In the dark days of last fall and winter, even the bluest of blue chip companies had trouble raising capital.
Now companies are issuing stocks and bonds at the most heated rate in years, and investors are snapping up them up like catnip.
That of course bodes well for capital markets and the economy.
Secondary share offerings already hit a record in May, before the month is even half over, The Wall Street Journal reports.
These sales, by companies which already are publicly held, total $54.9 billion so far this year, the busiest period since 2000, according to research firm Dealogic.
"It's an indication that the healing process has begun," Jack Ablin, chief investment officer at Harris Private Bank, tells The Journal.
And it’s not just stocks. Investment-grade bond issuance is on pace for the best year since Dealogic started compiling the numbers in 1995. And companies have issued more than $13 billion of junks bonds since April.

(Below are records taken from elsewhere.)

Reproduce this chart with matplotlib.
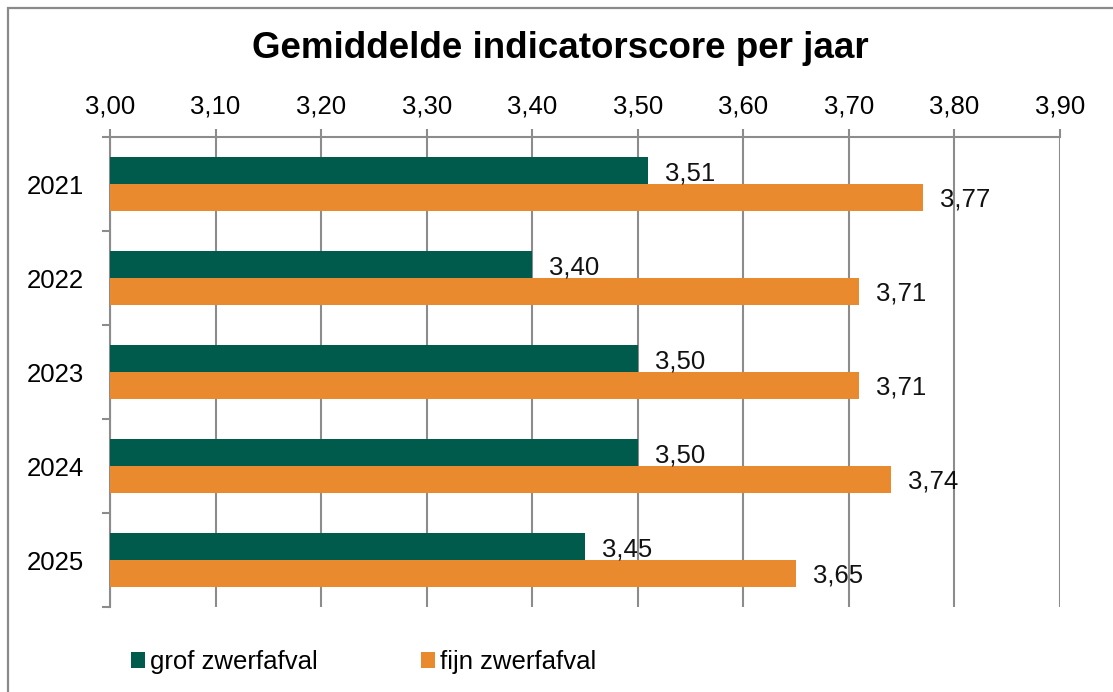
import matplotlib
matplotlib.use("Agg")
import matplotlib.pyplot as plt
import numpy as np
from matplotlib.patches import Rectangle, Patch

plt.rcParams['font.family'] = ['Liberation Sans', 'DejaVu Sans']

years = ['2021', '2022', '2023', '2024', '2025']
grof = [3.51, 3.40, 3.50, 3.50, 3.45]
fijn = [3.77, 3.71, 3.71, 3.74, 3.65]
series_names = ['grof zwerfafval', 'fijn zwerfafval']
xticks = [3.00, 3.10, 3.20, 3.30, 3.40, 3.50, 3.60, 3.70, 3.80, 3.90]
title = 'Gemiddelde indicatorscore per jaar'

green = '#005B4C'
orange = '#EA8A2F'
grid_c = '#8C8C8C'

W, H = 1113, 692
fig = plt.figure(figsize=(W/100, H/100), dpi=100)
# outer frame
fig.patches.append(Rectangle((8/W, -0.1), 1.2, (H-8)/H + 0.1, transform=fig.transFigure,
                             fill=False, edgecolor='#8A8A8A', linewidth=1.6))

ax = fig.add_axes([110/W, 85/H, 950/W, 470/H])
y = np.arange(len(years))
h = 0.28
x0 = 3.0
bg = ax.barh(y - 0.142, np.array(grof) - x0, left=x0, height=h, color=green, zorder=3)
bf = ax.barh(y + 0.142, np.array(fijn) - x0, left=x0, height=h, color=orange, zorder=3)

def fmt(v):
    return f'{v:.2f}'.replace('.', ',')

for bars, vals in ((bg, grof), (bf, fijn)):
    for b, v in zip(bars, vals):
        ax.text(v + 0.016, b.get_y() + b.get_height()/2 + 0.025, fmt(v), va='center', ha='left',
                fontsize=18.5, color='#111111', zorder=4)

ax.set_xlim(3.0, 3.9)
ax.set_ylim(4.5, -0.5)
ax.set_xticks(xticks)
ax.set_xticklabels([fmt(v) for v in xticks], fontsize=18.5)
ax.xaxis.tick_top()
ax.tick_params(axis='x', which='major', direction='out', length=5.5, width=1.5, color=grid_c, pad=7.5)
ax.set_yticks(y)
ax.set_yticklabels(years, fontsize=18.5)
ax.set_yticks(np.arange(-0.5, len(years), 1.0), minor=True)
ax.tick_params(axis='y', which='major', length=0, pad=19)
ax.tick_params(axis='y', which='minor', direction='out', length=5.5, width=1.5, color=grid_c)
ax.grid(axis='x', color=grid_c, linewidth=1.5, zorder=0)
ax.set_axisbelow(True)
for s in ('right', 'bottom'):
    ax.spines[s].set_visible(False)
for s in ('left', 'top'):
    ax.spines[s].set_color(grid_c)
    ax.spines[s].set_linewidth(1.5)

fig.text(560/W, 1 - 49/H, title, ha='center', va='center', fontsize=26.5, fontweight='bold')

handles = [Patch(facecolor=green), Patch(facecolor=orange)]
fig.legend(handles, series_names, loc='center left', bbox_to_anchor=(131/W, 1 - 662/H),
           ncol=2, frameon=False, fontsize=18.5, handlelength=0.55, handleheight=0.55,
           handletextpad=0.2, columnspacing=4.0, borderpad=0, borderaxespad=0)

fig.savefig('out.png', dpi=100)
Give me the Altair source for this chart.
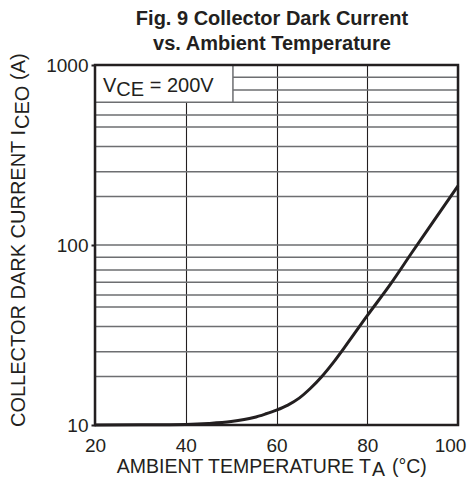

Banks have been going nuts with stock sales since the stress tests earlier this month, announcing more than $36 billion in stock offerings to fill their capital coffers.
All that activity creates the seed for economic recovery, experts agree.
"We have willing sellers and willing buyers (of stock and debt). That's what we need," Linda Killian, founder of Renaissance Capital, tells USA Today.
"It's not just confidence being built. It's real capital being raised," Rod Smyth of Riverfront Investment tells the paper.